### Task statement
Transcribe all the entries word for word, omitting any pictures they contain.

::::::::

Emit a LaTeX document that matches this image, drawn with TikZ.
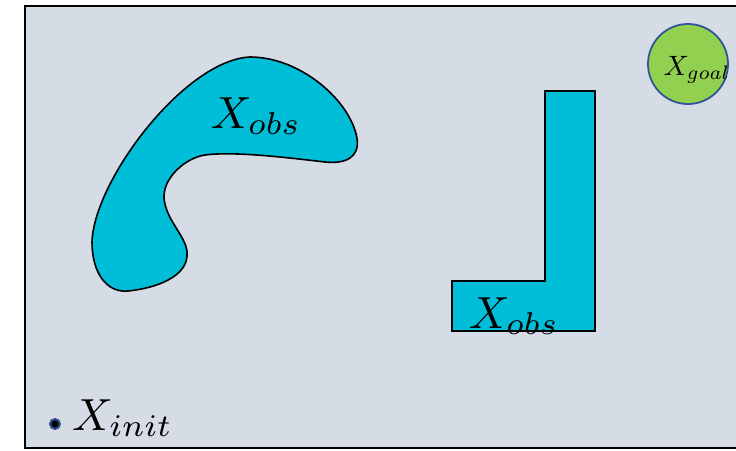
\documentclass[tikz,border=0pt]{standalone}
\usepackage{graphicx}
\definecolor{bgfill}{HTML}{D6DCE5}
\definecolor{obscyan}{HTML}{00BED8}
\definecolor{goalgreen}{HTML}{92D050}
\definecolor{goalblue}{HTML}{2F5597}
\newcommand{\biglab}[1]{\scalebox{4.5}{$#1$}}
\newcommand{\smalllab}[1]{\scalebox{2.8}{$#1$}}
\begin{document}
\begin{tikzpicture}[x=1pt,y=-1pt,
  obstacle/.style={fill=obscyan,draw=black,line width=1.6pt},
  labelnode/.style={inner sep=0pt}]
\useasboundingbox (0,0) rectangle (736,450);
\clip (0,0) rectangle (736,450);
% workspace frame
\draw[fill=bgfill,line width=2pt] (25,6) rectangle (760,448);
% curved obstacle
\path[obstacle] (250,57) .. controls (300,57) and (350,100) .. (357,138)
  .. controls (360,158) and (345,164) .. (325,162)
  .. controls (290,158) and (235,151) .. (205,155)
  .. controls (185,158) and (163,178) .. (164,198)
  .. controls (166,222) and (189,238) .. (187,256)
  .. controls (186,276) and (158,288) .. (128,291)
  .. controls (106,293) and (92,272) .. (92,242)
  .. controls (94,180) and (185,60) .. cycle;
\node[labelnode] (obs1) at (256,116) {\biglab{X_{obs}}};
% L-shaped obstacle
\path[obstacle] (545,91) -- (595,91) -- (595,331) -- (452,331) -- (452,281) -- (545,281) -- cycle;
\node[labelnode] (obs2) at (514,316) {\biglab{X_{obs}}};
% goal region
\node[circle,minimum size=80pt,inner sep=0pt,fill=goalgreen,draw=goalblue,line width=1.8pt] (goal) at (688,64) {};
\node[labelnode] (goallabel) at (697,70) {\smalllab{X_{goal}}};
% initial state
\node[circle,minimum size=10pt,inner sep=0pt,fill=black,draw=goalblue,line width=2pt] (init) at (55,424) {};
\node[labelnode,anchor=west] (initlabel) at (72,418) {\biglab{X_{init}}};
\end{tikzpicture}
\end{document}
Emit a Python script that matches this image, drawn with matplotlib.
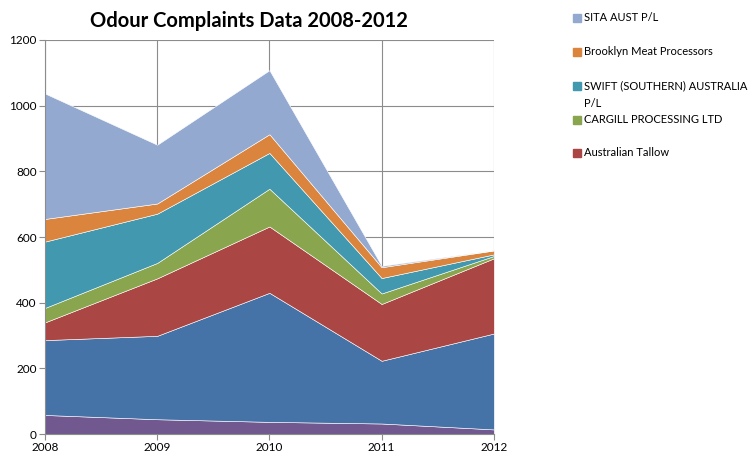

::::::::

### Task solution
Emit a LaTeX document that matches this image, drawn with TikZ.
\documentclass[tikz,border=0pt]{standalone}
\usepackage{graphicx}
\definecolor{bgfill}{HTML}{D6DCE5}
\definecolor{obscyan}{HTML}{00BED8}
\definecolor{goalgreen}{HTML}{92D050}
\definecolor{goalblue}{HTML}{2F5597}
\newcommand{\biglab}[1]{\scalebox{4.5}{$#1$}}
\newcommand{\smalllab}[1]{\scalebox{2.8}{$#1$}}
\begin{document}
\begin{tikzpicture}[x=1pt,y=-1pt,
  obstacle/.style={fill=obscyan,draw=black,line width=1.6pt},
  labelnode/.style={inner sep=0pt}]
\useasboundingbox (0,0) rectangle (736,450);
\clip (0,0) rectangle (736,450);
% workspace frame
\draw[fill=bgfill,line width=2pt] (25,6) rectangle (760,448);
% curved obstacle
\path[obstacle] (250,57) .. controls (300,57) and (350,100) .. (357,138)
  .. controls (360,158) and (345,164) .. (325,162)
  .. controls (290,158) and (235,151) .. (205,155)
  .. controls (185,158) and (163,178) .. (164,198)
  .. controls (166,222) and (189,238) .. (187,256)
  .. controls (186,276) and (158,288) .. (128,291)
  .. controls (106,293) and (92,272) .. (92,242)
  .. controls (94,180) and (185,60) .. cycle;
\node[labelnode] (obs1) at (256,116) {\biglab{X_{obs}}};
% L-shaped obstacle
\path[obstacle] (545,91) -- (595,91) -- (595,331) -- (452,331) -- (452,281) -- (545,281) -- cycle;
\node[labelnode] (obs2) at (514,316) {\biglab{X_{obs}}};
% goal region
\node[circle,minimum size=80pt,inner sep=0pt,fill=goalgreen,draw=goalblue,line width=1.8pt] (goal) at (688,64) {};
\node[labelnode] (goallabel) at (697,70) {\smalllab{X_{goal}}};
% initial state
\node[circle,minimum size=10pt,inner sep=0pt,fill=black,draw=goalblue,line width=2pt] (init) at (55,424) {};
\node[labelnode,anchor=west] (initlabel) at (72,418) {\biglab{X_{init}}};
\end{tikzpicture}
\end{document}
Emit a Python script that matches this image, drawn with matplotlib.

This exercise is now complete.